Contro questo stato di cose i sindacati dei contadini, il cui confine con i partiti usciti dalla guerra (PCI, PSI e Partito d’Azione) è ancora molto labile, chiamano la popolazione alla rivolta e all’esproprio pacifico del latifondo di Fragalà, di proprietà del Barone Berlingeri, incolto da 14 anni e distante 11 km da Melissa, per tornare a renderlo produttivo e sfamare le famiglie di mezzadri stremati.
Il 29 ottobre 1949 uomini, donne, bambini, muniti di attrezzi agricoli, a piedi o a dorso d’asino si dirigono verso Fragalà. Portano 3 bandiere tricolori, non bandiere di partito: sanno che il Governo della neonata Repubblica Italiana è dalla loro parte e vogliono gridarlo anche alla polizia che senz’altro sarà stata chiamata dai proprietari a difesa del fondo abbandonato … “Viva la polizia dell’Italia repubblicana (che finalmente si ricorda dei nostri figli)!” … ma al Ministero degli Interni c’è Mario Scelba, che passerà alla storia per le sue sanguinose repressioni operaie e contadine volte a difendere il paese dal “pericolo comunista”.
Il giorno prima della manifestazione i celerini hanno già molestato molte donne, insultato e provocato molti uomini, hanno messo a soqquadro la sede di Federterra (il sindacato) e sono stati informati dai latifondisti dell’estrema pericolosità di quel mucchio di straccioni e ladri. La strategia nei confronti dei più deboli, è sempre noiosamente la stessa da secoli, evidentemente.

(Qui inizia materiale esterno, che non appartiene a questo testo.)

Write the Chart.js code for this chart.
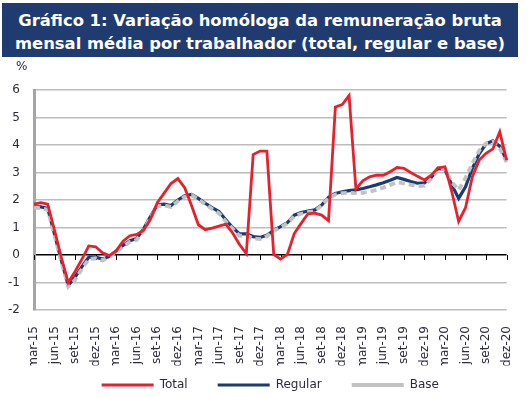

Così la mattina del 29 ottobre l’orda di famiglie scalze e sorridenti, con il loro seguito di animali si reca a Fragalà e inizia a dissodare la terra, ma viene accolta da bombe e lacrimogeni, infine caricata dalla polizia. Si sprecano le raffiche di mitra che vedranno la maggior parte dei feriti, colpiti alle spalle. Muoiono tre giovani contadini: Francesco Nigro (29 anni), Giovanni Zito (15) ed Antonella Mauro (23).
Nessun vero seguito venne dato alla denuncia della strage. La polizia riferì l’insostenibile tesi di un’aggressione da parte dei contadini, ma nonostante le evidenze, la strage di Melissa giace tuttora negli archivi della memoria, senza che sia stata mai fatta giustizia.